Until the 1800s, Lodz was a small city surrounded by farmland, but in 1815, after the French ceded certain areas of Poland to the Russian empire following their defeat during the Napoleonic wars, the Kingdom of Poland was created. Lodz suddenly had access to the Eurasian market, an opportunity embraced by landowner Rajmund Rembieliński, who helped transform it into an economic powerhouse filled with elegant factories and mills, forested parks and Baroque palaces built by wealthy industrialists alongside their factories (living on-site slashed owners’ tax bills).

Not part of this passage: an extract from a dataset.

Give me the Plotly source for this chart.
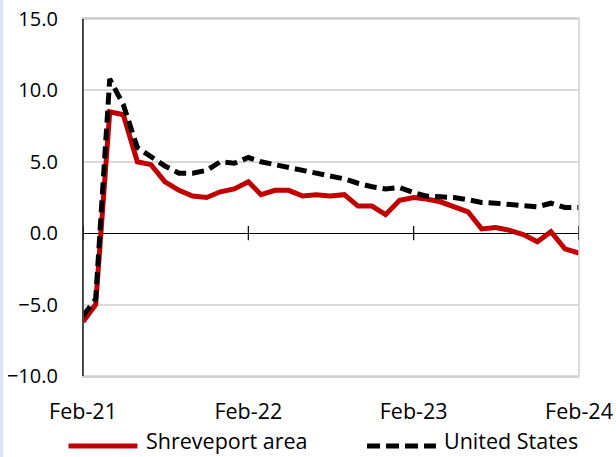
import pandas as pd
import plotly.graph_objects as go

months = pd.date_range("2021-02-01", "2024-02-01", freq="MS")
shreveport = [-6.2, -5.0, 8.5, 8.3, 5.0, 4.8, 3.6, 3.0, 2.6, 2.5, 2.9, 3.1, 3.6,
              2.7, 3.0, 3.0, 2.6, 2.7, 2.6, 2.7, 1.9, 1.9, 1.3, 2.3, 2.5, 2.4,
              2.2, 1.9, 1.5, 0.3, 0.4, 0.2, -0.1, -0.6, 0.1, -1.1, -1.4]
us = [-5.8, -4.6, 10.8, 9.0, 6.0, 5.4, 4.7, 4.2, 4.2, 4.4, 5.0, 4.9, 5.3,
      5.0, 4.8, 4.6, 4.4, 4.2, 4.0, 3.8, 3.5, 3.25, 3.1, 3.2, 2.85, 2.6,
      2.55, 2.5, 2.35, 2.15, 2.1, 2.0, 1.9, 1.85, 2.1, 1.8, 1.8]
tick_dates = ["2021-02-01", "2022-02-01", "2023-02-01", "2024-02-01"]
tick_text = ["Feb-21", "Feb-22", "Feb-23", "Feb-24"]
series_names = ["Shreveport area", "United States"]

FONT = "Open Sans"
RED = "#C00000"

fig = go.Figure()
fig.add_trace(go.Scatter(x=months, y=shreveport, mode="lines", name=series_names[0],
                         line=dict(color=RED, width=5)))
fig.add_trace(go.Scatter(x=months, y=us, mode="lines", name=series_names[1],
                         line=dict(color="black", width=5, dash="12px,6px")))

L, T = 82.5, 19
PW, PH = 496.8, 357.0
W, H = 616, 457

def px(xp):
    return (xp - L) / PW
def py(yp):
    return (T + PH - yp) / PH

shapes = []
shapes.append(dict(type="rect", xref="paper", yref="paper", x0=0, x1=1, y0=0, y1=1,
                   line=dict(color="#d0d0d0", width=1.5), layer="above"))
shapes.append(dict(type="line", xref="paper", yref="paper", x0=0, x1=0, y0=0, y1=1,
                   line=dict(color="black", width=1.2), layer="above"))
for d in tick_dates:
    shapes.append(dict(type="line", xref="x", yref="y", x0=d, x1=d, y0=-0.5, y1=0.5,
                       line=dict(color="black", width=1.2)))
shapes.append(dict(type="line", xref="paper", yref="paper", x0=px(1), x1=px(1),
                   y0=py(470), y1=py(-10), line=dict(color="#dae3f3", width=3)))

ly = py(446)
shapes.append(dict(type="line", xref="paper", yref="paper", x0=px(68), x1=px(137), y0=ly, y1=ly,
                   line=dict(color=RED, width=5)))
shapes.append(dict(type="line", xref="paper", yref="paper", x0=px(367), x1=px(436), y0=ly, y1=ly,
                   line=dict(color="black", width=5, dash="13px,6px")))

ty = py(456.5)
annotations = [
    dict(x=px(144), y=ty, xref="paper", yref="paper", text=series_names[0], showarrow=False,
         xanchor="left", yanchor="bottom", font=dict(family=FONT, size=21.5, color="black")),
    dict(x=px(442), y=ty, xref="paper", yref="paper", text=series_names[1], showarrow=False,
         xanchor="left", yanchor="bottom", font=dict(family=FONT, size=21.5, color="black")),
]

fig.update_layout(
    width=W, height=H,
    margin=dict(l=L, r=W - L - PW, t=T, b=H - T - PH, autoexpand=False),
    paper_bgcolor="white", plot_bgcolor="white",
    showlegend=False,
    font=dict(family=FONT, size=20, color="black"),
    shapes=shapes, annotations=annotations,
    xaxis=dict(range=["2021-02-01", "2024-02-01"], tickvals=tick_dates, ticktext=tick_text,
               showgrid=False, zeroline=False, showline=True, mirror=True,
               linecolor="#d0d0d0", linewidth=1.5, ticks="", automargin=False,
               ticklabeloverflow="allow",
               ticklabelstandoff=15, tickfont=dict(family=FONT, size=21.5, color="black")),
    yaxis=dict(range=[-10, 15], dtick=5, tick0=0, tickformat=".1f", automargin=False,
               ticklabeloverflow="allow",
               showgrid=True, gridcolor="#d9d9d9", gridwidth=1.5,
               zeroline=True, zerolinecolor="black", zerolinewidth=1.2,
               showline=True, linecolor="black", linewidth=1.2, ticks="",
               ticklabelstandoff=20, tickfont=dict(family=FONT, size=20, color="black")),
)

fig.write_html("out.html", config={"displayModeBar": False},
               post_script="document.body.style.margin='0';document.body.style.overflow='hidden';")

Księży Młyn is an area where old textile factories can be found

Księży Młyn is an area where old textile factories can be found (Visit Lodz)

One of the best examples is Manufaktura, a huge complex of beautiful brick buildings, once Izrael Poznański’s cotton empire and now one of Lodz’s most popular destinations. The beautiful, rust-red factory buildings house a shopping centre, dance school, cinema, restaurants and bars (the chapel-shaped former fire station is possibly the world’s most beautiful Starbucks), although nods to its past abound. At Manufaktura’s Factory Museum, faded photos provide insights into Lodz’s transformation (in the early 1800s, its population grew faster than any other European city), and exhibits include restored looms, one of which an employee fires up, explaining that noise levels in factories were similar to modern jet engines. Workers stuffed bread in their ears to protect their hearing.

The complex’s grandest building is factory owner Poznański’s former home – a neo-Baroque palace which is now a museum. Drawing rooms and ballrooms are explosions of stained glass, gold leaf and ornate plasterwork. At one point, my guide points to sculptures encircling the entire room, bespoke allegories celebrating Poznański’s industrial triumphs.